Perguntamos às leitoras do Paraíba Feminina o que elas acham dessas situações.
“Eu acho que tem a ver com o fato delas saberem que não vão deixá-lo por causa disso. Aí achando outra culpada , elas enganam elas mesmas na hora de achar justificativa pra perdoar o macho”
” É competição. Transferência da raiva que seria do homem, para a mulher. Ele se interessou por outra, mas a “culpa” não é dele“.
“Minha teoria, elas até culpam o cara, mas o sentido que eu acho que é a competição. Fora que lá no fundo existe o machismo enrustido”
“Minha opinião? Nua e crua? Elas não atacam o ômi, pra não perder o macho”
“Existem algumas mulheres que chegam ao crime de deixar o companheiro abusar da filha pra não perder o cara. Então bater em outra mulher é o de menos”
“Tem uma questão cultural. Somos preparadas pra competir com outras mulheres. É como se os machos ficassem num palanque vendo as mulheres brigando por eles”
“Quando a gente ‘ama’ alguém, é natural partir pra o ataque, atacar alguém que ameaça isso. Por isso precisamos trazer para o racional, refletir e quebrar esse ciclo de competição”
“Também tem a questão da auto estima baixa e insegurança. Agindo assim, ela encontra uma justificativa pra poder continuar com aquele homem”
“Eu acho que é culpa do machismo, incluindo as mulheres machistas”
“E existe a questão da posse né, a mulher não aceita que outras cheguem perto e apela para agressão como intimidação”
“Porque a sociedade é machista e sendo assim é mais fácil culpar outra mulher que o macho”
“Talvez porque a dependência emocional é tão grande que ela prefere acreditar que isso tá ligado a outra mulher em vez de enxergar que ele não gosta dela”

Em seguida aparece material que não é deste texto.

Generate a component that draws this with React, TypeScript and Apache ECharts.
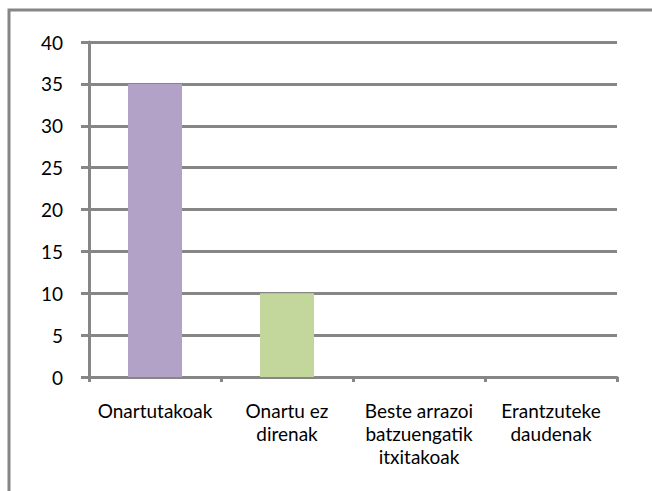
import React, { useEffect, useRef } from "react";
import * as echarts from "echarts";

const categories = [
  "Onartutakoak",
  "Onartu ez\ndirenak",
  "Beste arrazoi\nbatzuengatik\nitxitakoak",
  "Erantzuteke\ndaudenak",
];
const values = [35, 10, 0, 0];
const barColors = ["#B3A2C7", "#C3D69B", "#8EB4E3", "#FAC090"];
const yTicks = { min: 0, max: 40, interval: 5 };

const GRAY = "#868686";
const FONT = "Lato, 'Open Sans', sans-serif";

export default function App() {
  const ref = useRef<HTMLDivElement>(null);
  useEffect(() => {
    if (!ref.current) return;
    const chart = echarts.init(ref.current, undefined, { renderer: "svg" });
    chart.setOption({
      animation: false,
      backgroundColor: "#ffffff",
      grid: { left: 89, right: 35, top: 42, bottom: 114, containLabel: false },
      graphic: [
        {
          type: "rect",
          shape: { x: 9, y: 10, width: 700, height: 600 },
          style: { fill: "none", stroke: GRAY, lineWidth: 3 },
          silent: true,
        },
      ],
      xAxis: {
        type: "category",
        data: categories,
        axisLine: { show: true, lineStyle: { color: GRAY, width: 3 } },
        axisTick: { show: true, length: 5, inside: false, lineStyle: { color: GRAY, width: 3 } },
        axisLabel: {
          interval: 0,
          margin: 22,
          color: "#000",
          fontFamily: FONT,
          fontSize: 19,
          lineHeight: 23,
          align: "center",
        },
      },
      yAxis: {
        type: "value",
        min: yTicks.min,
        max: yTicks.max,
        interval: yTicks.interval,
        axisLine: { show: true, lineStyle: { color: GRAY, width: 3 } },
        axisTick: { show: true, length: 8, lineStyle: { color: GRAY, width: 3 } },
        splitLine: { show: true, lineStyle: { color: GRAY, width: 3 } },
        axisLabel: { margin: 26, color: "#000", fontFamily: FONT, fontSize: 19 },
      },
      series: [
        {
          type: "bar",
          barWidth: 54,
          data: values.map((v, i) => ({ value: v, itemStyle: { color: barColors[i] } })),
        },
      ],
    });
    return () => chart.dispose();
  }, []);
  return (
    <div
      ref={ref}
      style={{ position: "fixed", left: 0, top: 0, width: 652, height: 491 }}
    />
  );
}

“Outro ponto é que culturalmente a gente é educada para perdoar, silenciar… Se não a gente é histérica, maluca...”
Conversamos ainda com a psicóloga e sexóloga Danielle Azevedo (@danielleazevedopsi) sobre esse fenômeno e ela aponta algumas questões primordiais:
“A primeira questão seria a maneira como está progredindo esse relacionamento. Se tem algum histórico de instabilidade, se é um relacionamento de frustrações e traições, traumas ou conflitos. Quando existem essas lacunas, as parceiras desenvolvem algumas características de comportamento que podem se estender para para terceiros.”
No caso do bilhete, a situação se estendeu para vizinha. Por mais que ela não faça parte da relação, ela passou a fazer a partir do momento em que ela se transformou num fantasma, em decorrência de uma projeção de um comportamento que poderia ter acontecido, ou que esteja acontecendo: esse marido já pode ter traído a esposa e o comportamento da vizinha, mesmo sem malícia ou intenção, provocou um gatilho.
Então é preciso ter cuidado com esse tipo de comportamento, pois ele expõe a relação, se perde o discernimento do que é normal e o que é patológico.
A segunda questão diz respeito à própria mulher. Como está sua auto estima? Ela se sente insegura? Qual o nível de confiança e comprometimento com ela mesma?
Quando uma mulher que você nem conhece representa uma ameaça, só demonstra que você pode estar tão traumatizada que fantasia situações – que podem sim ser reais, mas não com aquela mulher específica. Sem dúvidas ela já está passando por algum tipo de conflito que precisa ser cuidado.
Ela precisa lidar com essas questões, precisa lidar melhor com o auto cuidado e o auto conhecimento“.
Competição feminina; baixa auto estima; necessidade de posse; carência e dependência emocional. Todos esses componentes são responsáveis por esses comportamentos, mas eles se originam da mesma vertente: o machismo estrutural. Se você se enxergou em algum desses pontos, vale a pena procurar ajuda. A culpa não é sua e sim desse meio que a gente vive, e sempre é tempo de se libertar.
Sobre Juliana, lá do início da matéria, ela não recebeu mais bilhetes e garante que, além de não ter ficado intimidada, continuará mantendo seus hábitos na privacidade de seu lar. “Voltei a usar top, cropped; não fiquei nem um pouco desconfortável, pelo contrário. Estou dentro da minha casa. Vou e pretendo continuar usando“. Juliana não passa frio pois está coberta de razão.